Mr Martin had, in 2017, said in an RTÉ interview that the decision had to be made because the Catholic Church, which in 2019 sold Holy Cross College for a reported €95m, wouldn't have the funds available to it to pay redress to its victims. He said the idea of leaving victims waiting was not acceptable and this was "the most humane thing" that could be done.

"The church would never had been coming up with €1.5bn and the legal advice at the time – I remember speaking to the late Rory Brady who was the attorney general [Mr Brady became attorney general after the deal was reached] – he was adamant that the State would always, because of its involvement, from the inspectorial regime at the time in industrial schools – it was culpable."

While humane, the agreement effectively "signed a blank cheque" for religious orders, the attorney general at the time, Michael McDowell, would say last year. Mr McDowell's RTÉ documentary Rome v Republic talks about the deal, which he said saw the Church "effectively turn its back" on the law of the land.

Mr Martin's dedication to victims is admirable and seems genuine and he is right when he has said the State was culpable in the horrors meted out at Magdalene Laundries and mother and baby homes. 

The State had a duty of care to the women and children in these institutions and it failed badly, failed repeatedly and failed utterly. But this is not the State's bag to carry alone and it should not be.

The Bon Secours Sisters' statement that it will contribute to redress is welcome, but by law the order will be allowed to decide itself how much it will pitch in.
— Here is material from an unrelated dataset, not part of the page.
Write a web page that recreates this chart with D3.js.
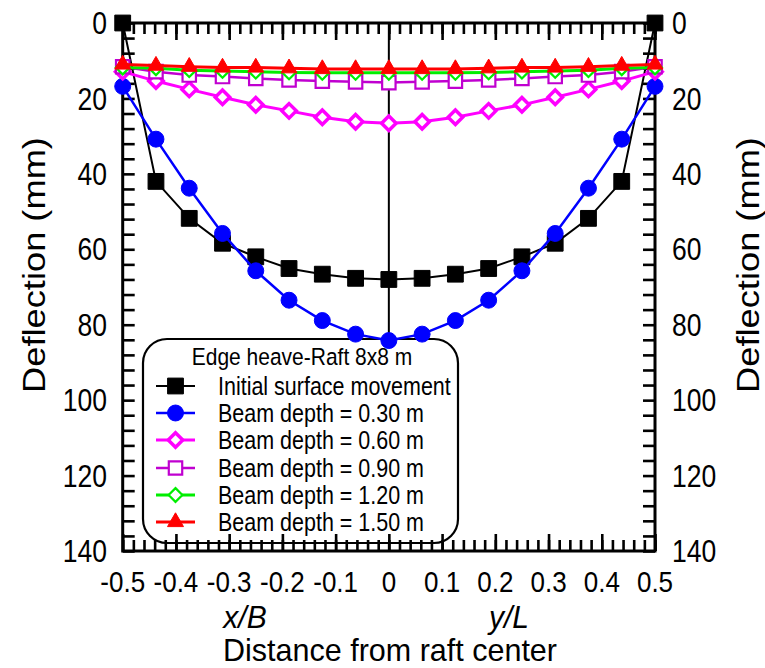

That is not accountability. 

The country has taken over two decades and huge cost in financial and personal terms to look the damage done by the Catholic Church in the eye. 

Treating its contribution on the level of a collection plate being passed around, where whatever shrapnel bouncing around your pocket will do, is an insult to all Irish people, not just those who survived the worst that the nuns had to offer.

Labour leader Alan Kelly said it best in the Dáil, offering to draft legislation to force the orders whose modern standing is built on the backs of women who were wronged by the State into paying their share.

The 2002 decision was, with the benefit of time, a disastrous decision. The Government must not compound it now.